Two days ago I sat down along with 29 other people in my discussion/lab section for one of my huge journalism classes. We all sat and waited in a dungeonesque room in the basement of the university library until exactly 1:00, when the graduate student (commonly known as a GTF, for graduate teaching fellow) in charge of our discussion moved from the edge of the classroom to the front of the classroom. Petit and no more than five years older than me, Kelly did not appear entirely comfortable with herself in front of the class. Taking a deep breath, she spoke to us in a high, slightly squeaky voice not unlike that of Kristin Chenoweth.
“Uh, hello.” She said. “I’m Kelly Saunders, and I’ll be the GTF for this discussion. Uh… I’m not very good at it, so… Go easy on me.” She paused, looked at the clock, and raised her eyebrows in quiet dismay that only 30 seconds had passed and she still had 49 and a half minutes to teach. “Uh… I also have Type 1 Diabetes, so if I pass out, you should call 911. But I don’t think I’ll pass out.” She looked at the clock again and appeared so sincerely disappointed that only 15 more seconds had passed that I honestly wanted to cry. “So… Do any of you have Diabetes?” She asked. The class, not fully sure what to make of the past 45 seconds of their lives, stared at her silently. She nervously clasped her hands and bobbed on the balls of her feet. “Well, it’s… Not fun.”

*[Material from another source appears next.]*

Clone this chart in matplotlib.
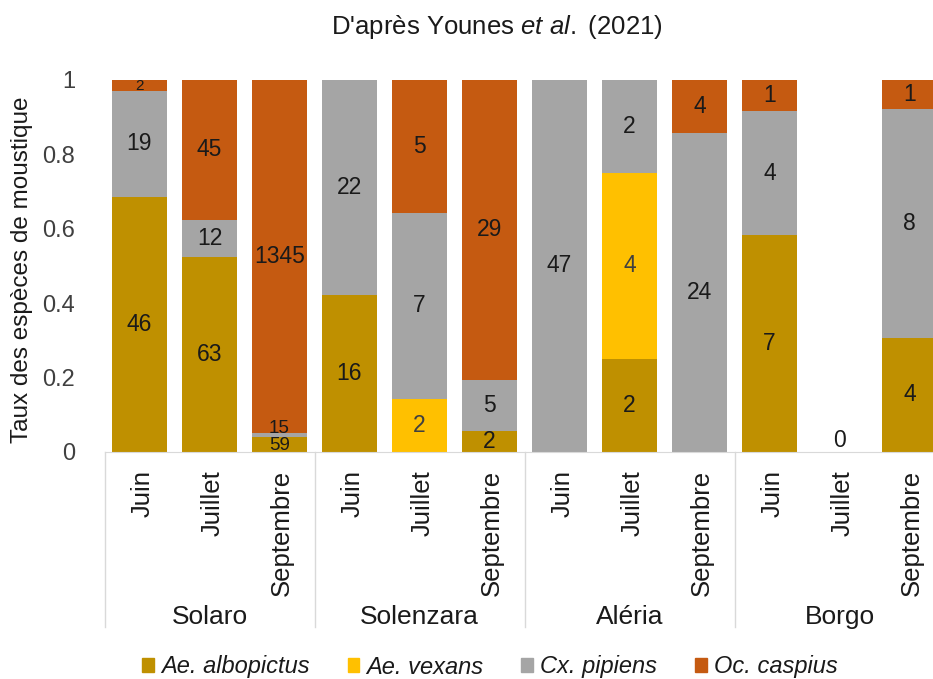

Class wore on and she uncomfortably worked her way through the lesson plan – I don’t want to employ the “stripper on horse tranquilizers” line here because I think it’s sort of a dick move to imply that a complete stranger is acting like a drug addled harpy, but she certainly was stumbling. Every thirty seconds or so, she’d look at the clock, and every two minutes she’d either apologize for being such a “horrible” GTF or tell us something about herself in an effort to eat up more class time. It was through one of these impromptu candid admissions that she explained how she wanted to go to grad school but couldn’t afford it, and so she applied to be a GTF so she could get a scholarship, despite the fact that, quote, “I always forget everything I’m doing in front of people.”
My heart went out to her, this poor young woman shoehorned into attempting to face one of her limits; a truly impossible battle. Every time she’d grimace at the clock or apologize for herself or crack a weak joke and then mutter, “So painful…” when nobody laughed, I couldn’t help but smile because she reminded me so much of myself. As we got further into the class and her apologies and self-deprecating statements became more common, I found myself wanting to get one of those big foam fingers and write “KELLY IS #1!!!” on it and then sit in the front row waving it around, or maybe make a giant sign that said “YOU’RE DOING OKAY, BUT TRY TO PROJECT A LITTLE MORE FOR THE PEOPLE IN THE BACK MAYBE? JUST A THOUGHT!!”
So good luck to you, Kelly. At least one person in the class gets what you’re going through.
Truman Capps changed the name of his GTF, but if any of “Kelly’s” superiors are reading this and can figure out who she is, please don’t fire her – her heart is in the right place. And, once again for comedy’s sake, pantalones.